In some cases, the scammers do not just request money from their victims. They also use the personal information they have already collected to perpetrate identity theft.
Protecting Yourself
Protect yourself from these scammers by remembering the following tips:
- The SEC is a government agency and does not offer or recommend investment deals, process fund transfers on your behalf and do other things that only bonafide service providers do. Thus, no SEC employee should contact you with regards to these matters.
- SEC employees and government employees do not solicit investors' PIN, passwords and highly sensitive information.
- Government agencies' websites and email addresses use top-level domains like .gov, .mil and fed.us. If you receive a supposedly official email from someone claiming to be a government employee, the website or email address used to send that communication should have one of these top-level domains. Otherwise, chances are high that the email is fraudulent.
- Whenever an email soliciting personal information has a clickable link, copy-paste that link to your search bar (not your URL bar) to search out fraud alerts and warnings. If you want, you may also test it by copy-pasting it to your URL bar. While it is loading, check the bottom-left side of your status bar (where the status message appears) to see if the address in the URL bar matches the actual domain of the site that's loading. Sometimes, scammers provide URL addresses that seem legitimate but would redirect you to a spoof site when used.

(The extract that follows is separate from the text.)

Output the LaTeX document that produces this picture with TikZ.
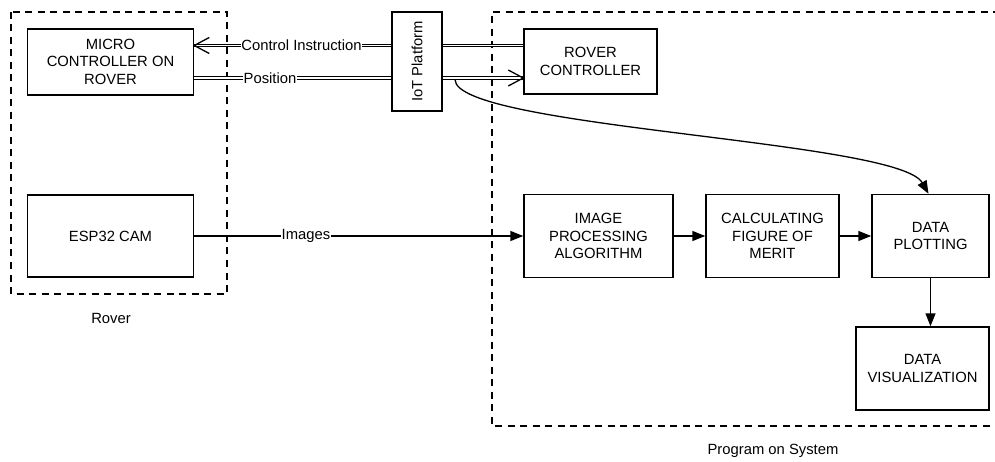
\documentclass[tikz,border=0pt]{standalone}
\usepackage{fontspec}
\setmainfont{Liberation Sans}
\usetikzlibrary{arrows.meta,calc}
\begin{document}
\begin{tikzpicture}[x=1pt,y=-1pt,
  font=\fontsize{14.8}{17.6}\selectfont,
  blk/.style={draw,line width=1.5pt,align=center,inner sep=0pt},
  grp/.style={draw,line width=1.3pt,dash pattern=on 7pt off 5.5pt},
  dbl/.style={draw,double,line width=1.1pt,double distance=1.3pt},
  chev/.style={draw,line width=1.3pt},
  flow/.style={draw,line width=1.5pt,-{Triangle[length=13pt,width=10pt]}},
  lbl/.style={fill=white,inner sep=0.6pt}]
\useasboundingbox (0,0) rectangle (995,462);

% group frames
\draw[grp] (11,12) rectangle (227,294);
\draw[grp] (1000,12) -- (492,12) -- (492,426) -- (1000,426);
\node (rovlbl) at (111,318) {Rover};
\node (prglbl) at (773,451) {Program on System};

% blocks
\node[blk,minimum width=166pt,minimum height=66pt] (mc) at (110.5,61.8) {MICRO\\CONTROLLER ON\\ROVER};
\node[blk,minimum width=166pt,minimum height=82pt] (esp) at (110.5,236) {ESP32 CAM};
\node[blk,minimum width=50pt,minimum height=99pt] (iot) at (417,61.5) {\rotatebox{90}{IoT Platform}};
\node[blk,minimum width=133pt,minimum height=65pt] (rc) at (590.5,61.5) {ROVER\\CONTROLLER};
\node[blk,minimum width=149pt,minimum height=83pt] (ipa) at (598.5,236) {IMAGE\\PROCESSING\\ALGORITHM};
\node[blk,minimum width=133pt,minimum height=83pt] (fom) at (772.5,236) {CALCULATING\\FIGURE OF\\MERIT};
\node[blk,minimum width=117pt,minimum height=83pt] (dp) at (930.5,236) {DATA\\PLOTTING};
\node[blk,minimum width=133pt,minimum height=83pt] (dv) at (922.5,368.5) {DATA\\VISUALIZATION};

% heights of the two double links
\coordinate (cy) at (0,45.5);
\coordinate (py) at (0,78);

% control instruction: rover controller -> IoT -> micro controller
\draw[dbl] (rc.west |- cy) -- (iot.east |- cy);
\draw[dbl] (iot.west |- cy) -- (mc.east |- cy);
\node[lbl] (ctl) at (301.5,45.5) {Control Instruction};
\coordinate (ctip) at (mc.east |- cy);
\draw[chev] ([xshift=15pt,yshift=8pt]ctip) -- (ctip) -- ([xshift=15pt,yshift=-8pt]ctip);

% position: micro controller -> IoT -> rover controller
\draw[dbl] (mc.east |- py) -- (iot.west |- py);
\draw[dbl] (iot.east |- py) -- (rc.west |- py);
\node[lbl] (pos) at (270,78) {Position};
\coordinate (ptip) at (rc.west |- py);
\draw[chev] ([xshift=-15pt,yshift=8pt]ptip) -- (ptip) -- ([xshift=-15pt,yshift=-8pt]ptip);

% position feed to the plotter
\coordinate (tap) at (455,79.5);
\coordinate (dptop) at ($(dp.north)+(-2,0)$);
\draw[flow,line width=1.3pt] (tap) .. controls (455,128) and (898,140) .. (dptop);

% image pipeline
\draw[flow] (esp.east) -- (ipa.west);
\node[lbl] (img) at (306,236) {Images};
\draw[flow] (ipa.east) -- (fom.west);
\draw[flow] (fom.east) -- (dp.west);
\draw[flow] (dp.south) -- (dp.south |- dv.north);
\end{tikzpicture}
\end{document}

- Whenever someone contacts you and tells you he or she is a government or SEC employee, be sure to check his or her credentials. Check if such a person does exist. If a person of that name does exist in the government or SEC payroll, be sure to contact that person directly to verify the communication you received. Finally, if the person who contacted you is indeed an impersonator, be sure to file a complaint with the SEC or the government agency concerned.